Dans le box, les détenus suivent sans trop se faire d’illusion sur le lâchage de la «corde» par la juge. Chouaïeb Oultache est certes reposé, serein mais il a toujours ce regard qui fuit au loin, probablement que l’inculpé d’abus de pouvoir, un délit qu’il nie avec force, pense déjà au retour à Serkadji, à l’infernale circulation et surtout si ce procès se tiendra ou pas! Maître Mostefa Bouchachi prend le relais de Maître Belarif pour ré-ré-ré-expliquer la teneur de ce fameux document qui précise que «Oultache a comme interlocuteur d’ABM, son gendre et le reste des cadres, mais sans que pour cela, on relève la moindre magouille ni dépassements lors des transactions ABM/DGSN!»
Et Maître Bouchachi de rappeler que la rétention de documents officiels n’est pas un délit mais un crime!
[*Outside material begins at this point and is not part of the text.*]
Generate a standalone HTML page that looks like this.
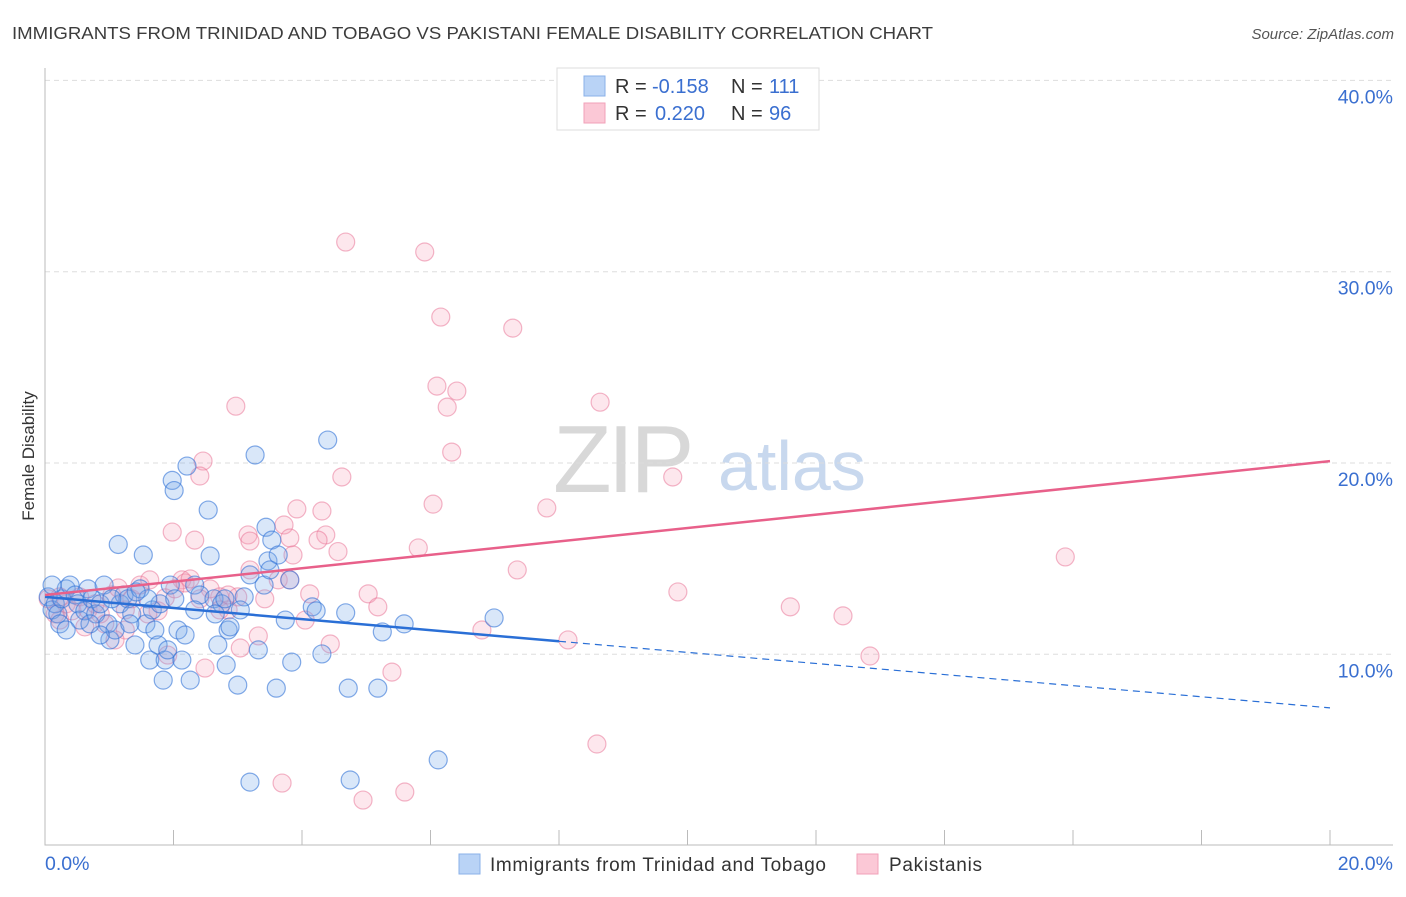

Maître Brahimi redemande poliment à la présidente de prendre acte, de la défection dudit document. Maître Khaled Bourayou va dans le même sens.
Pour la première fois, la jeune juge sourit. Elle réplique, en marmonnant. Maître Badredine Mouloudji hoche la tête d’impatience. Il a une envie démesurée d’en découdre. Entre-temps, la juge a levé une troisième fois les débats houleux et au retour, en pleine ire les confrères de Maître Houcine Bouchina décident de se retirer.
Malheureuse comme tout, la jeune présidente respecte les procédures et demande aux inculpés un à un s’ils désirent être jugés malgré la défaillance de leurs défenseurs. C’est Niet!
Et alors que dans le sous-sol du palais de justice le collectif d’avocats s’apprêtait à organiser une conférence de presse pour dénoncer cette grave atteinte aux droits de la défense, un confrère arrive en trombe pour annoncer le renvoi. Le troisième du procès ABM-Dgsn au 17 Octobre 2011. Ouf! Il était temps car cinq heures harassantes et stériles de débats avaient empoisonné le mercredi gris malgré un soleil de plomb.